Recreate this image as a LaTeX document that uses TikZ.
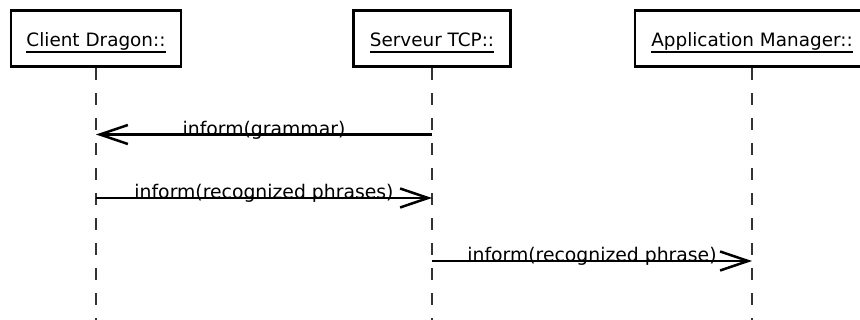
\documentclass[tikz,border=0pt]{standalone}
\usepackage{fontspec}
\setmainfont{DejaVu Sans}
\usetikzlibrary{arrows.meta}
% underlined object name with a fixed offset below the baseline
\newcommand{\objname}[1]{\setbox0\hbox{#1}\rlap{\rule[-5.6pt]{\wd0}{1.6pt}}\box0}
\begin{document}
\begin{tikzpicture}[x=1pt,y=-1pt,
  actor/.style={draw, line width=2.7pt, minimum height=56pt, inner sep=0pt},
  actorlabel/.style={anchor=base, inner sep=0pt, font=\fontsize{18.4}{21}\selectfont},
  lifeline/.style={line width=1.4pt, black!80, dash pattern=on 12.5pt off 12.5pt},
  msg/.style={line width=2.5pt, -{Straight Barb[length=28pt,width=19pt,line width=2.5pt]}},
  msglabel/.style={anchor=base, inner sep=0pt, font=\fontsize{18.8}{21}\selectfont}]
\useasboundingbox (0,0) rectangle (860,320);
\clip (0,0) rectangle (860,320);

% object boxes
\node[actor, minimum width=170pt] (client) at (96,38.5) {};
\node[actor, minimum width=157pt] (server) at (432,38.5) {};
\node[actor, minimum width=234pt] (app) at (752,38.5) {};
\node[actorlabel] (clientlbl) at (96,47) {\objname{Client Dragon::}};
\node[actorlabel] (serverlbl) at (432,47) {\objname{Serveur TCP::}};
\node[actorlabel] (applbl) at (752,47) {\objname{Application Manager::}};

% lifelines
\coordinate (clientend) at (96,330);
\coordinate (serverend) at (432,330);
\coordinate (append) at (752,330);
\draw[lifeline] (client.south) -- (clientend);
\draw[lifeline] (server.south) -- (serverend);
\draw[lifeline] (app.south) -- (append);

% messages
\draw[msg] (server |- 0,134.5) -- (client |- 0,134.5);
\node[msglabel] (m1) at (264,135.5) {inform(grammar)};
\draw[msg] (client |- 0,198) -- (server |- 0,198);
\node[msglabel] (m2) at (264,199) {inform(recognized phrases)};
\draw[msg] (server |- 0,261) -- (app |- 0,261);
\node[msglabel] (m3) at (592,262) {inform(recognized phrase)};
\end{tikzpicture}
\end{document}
^^^^^^^^
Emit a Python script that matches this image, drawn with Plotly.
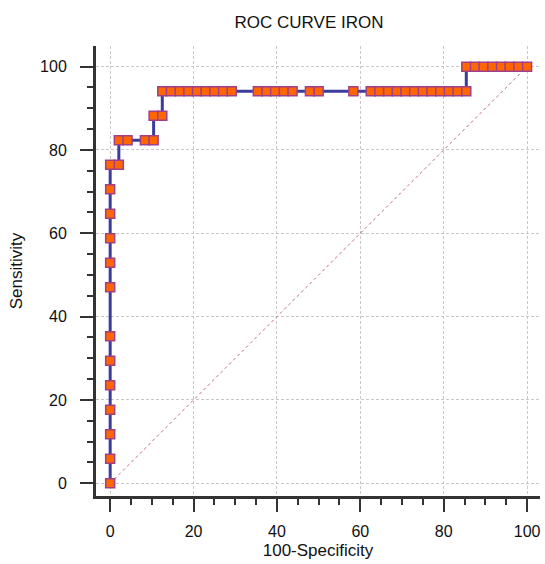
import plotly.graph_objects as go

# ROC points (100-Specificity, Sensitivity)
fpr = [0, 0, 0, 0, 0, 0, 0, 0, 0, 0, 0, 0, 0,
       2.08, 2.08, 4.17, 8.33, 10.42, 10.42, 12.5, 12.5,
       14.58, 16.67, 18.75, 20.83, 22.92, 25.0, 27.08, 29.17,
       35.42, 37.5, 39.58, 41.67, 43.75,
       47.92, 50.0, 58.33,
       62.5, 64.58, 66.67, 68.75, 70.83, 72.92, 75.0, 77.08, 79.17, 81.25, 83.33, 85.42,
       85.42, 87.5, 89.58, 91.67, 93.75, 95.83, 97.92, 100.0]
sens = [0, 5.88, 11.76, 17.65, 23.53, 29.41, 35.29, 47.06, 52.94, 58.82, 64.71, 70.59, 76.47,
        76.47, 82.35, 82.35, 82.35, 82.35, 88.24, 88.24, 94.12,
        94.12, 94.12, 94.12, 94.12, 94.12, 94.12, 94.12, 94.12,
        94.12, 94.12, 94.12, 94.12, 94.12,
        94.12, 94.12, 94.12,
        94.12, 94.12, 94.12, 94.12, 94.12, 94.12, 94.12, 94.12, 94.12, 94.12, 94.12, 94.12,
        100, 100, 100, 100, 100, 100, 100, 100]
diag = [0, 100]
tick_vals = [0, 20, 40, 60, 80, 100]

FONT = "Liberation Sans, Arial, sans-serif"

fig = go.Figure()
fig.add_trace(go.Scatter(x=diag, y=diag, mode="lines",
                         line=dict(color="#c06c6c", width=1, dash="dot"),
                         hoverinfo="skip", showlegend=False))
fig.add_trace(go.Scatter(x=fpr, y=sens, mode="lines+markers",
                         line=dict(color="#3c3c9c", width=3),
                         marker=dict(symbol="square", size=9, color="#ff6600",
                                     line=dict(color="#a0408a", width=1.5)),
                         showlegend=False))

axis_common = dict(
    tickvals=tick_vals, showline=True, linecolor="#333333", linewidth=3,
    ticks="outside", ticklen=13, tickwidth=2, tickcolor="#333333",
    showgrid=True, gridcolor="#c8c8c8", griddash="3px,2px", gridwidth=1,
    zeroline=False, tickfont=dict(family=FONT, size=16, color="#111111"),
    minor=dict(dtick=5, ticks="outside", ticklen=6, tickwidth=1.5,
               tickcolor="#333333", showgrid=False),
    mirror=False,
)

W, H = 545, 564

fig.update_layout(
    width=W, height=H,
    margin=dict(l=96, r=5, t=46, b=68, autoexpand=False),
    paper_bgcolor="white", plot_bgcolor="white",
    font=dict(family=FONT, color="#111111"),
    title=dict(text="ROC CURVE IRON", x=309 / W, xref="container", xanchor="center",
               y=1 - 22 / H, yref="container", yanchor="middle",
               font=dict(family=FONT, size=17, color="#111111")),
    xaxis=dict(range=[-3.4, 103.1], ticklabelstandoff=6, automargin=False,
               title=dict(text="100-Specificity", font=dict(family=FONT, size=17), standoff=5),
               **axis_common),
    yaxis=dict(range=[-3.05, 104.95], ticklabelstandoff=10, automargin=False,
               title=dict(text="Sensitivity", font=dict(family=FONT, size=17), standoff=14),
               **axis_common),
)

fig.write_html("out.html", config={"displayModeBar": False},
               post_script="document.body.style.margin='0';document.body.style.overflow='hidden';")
^^^^^^^^
Work to complete:
Give again the lines from "Emit a Python" to "import plotly.graph_objects as go" exactly, both of those lines included, and do not include any pictures.

Complete response:
Emit a Python script that matches this image, drawn with Plotly.
import plotly.graph_objects as go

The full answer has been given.